Nearly 70,000 carers operate in Northern Ireland, but much of their work goes unseen, campaigners have warned.
According to research by Carers UK, half of people here believe they do not know anyone who acts as a carer.
In reality, however, almost 10% of the local population work in this capacity.
The report found that people consistently underestimated the number of carers in their family, friendship groups and places of work.
Carers UK found that almost half — 47% — believed they did know a single family member or friend who was a carer.
Just 25% of workers, meanwhile, said they knew a colleague who looked after someone.
In reality, nearly 10% of the local population are carers, and 11% of the UK workforce juggle a paid job with caring.
Clare-Anne Magee, from Carers NI, said around 69,000 people in Northern Ireland stepped into caring roles each year.
“Carers all too often remain hidden in plain sight at work, in friendships and even in families,” she added.
“Often, we see ourselves as parents, husbands, wives and children doing our ‘duty’.
“Sometimes, it takes somebody else to tell us that we are a carer before we recognise ourselves as such.

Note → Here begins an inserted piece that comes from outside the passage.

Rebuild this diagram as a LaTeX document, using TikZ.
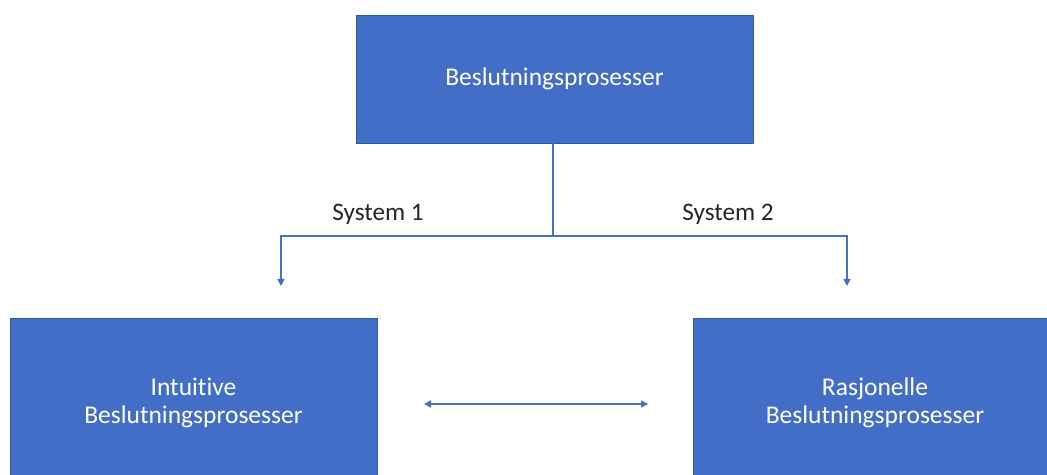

“We are encouraging every member of the public to learn more about caring and where to go for advice and assistance.
“As a society, we need to do more to identify and support carers in communities, so that we can alleviate some of the emotional and practical challenges facing the 69,000 people looking after an ill, older or disabled loved one in Northern Ireland.”
The poll found Northern Ireland was the least confident region when it came to supporting carers, with only 54% feeling confident in providing emotional support, compared to the UK average of 67%.
Even fewer local people felt confident directing carers to practical support, with just 35% reporting confidence.
The findings of the research come one year after Carers UK’s Missing Out report showed that the impact of carers across the UK not being identified quickly enough.
Amongst carers who struggled to recognise their roles, half saw their finances and mental health negatively affected.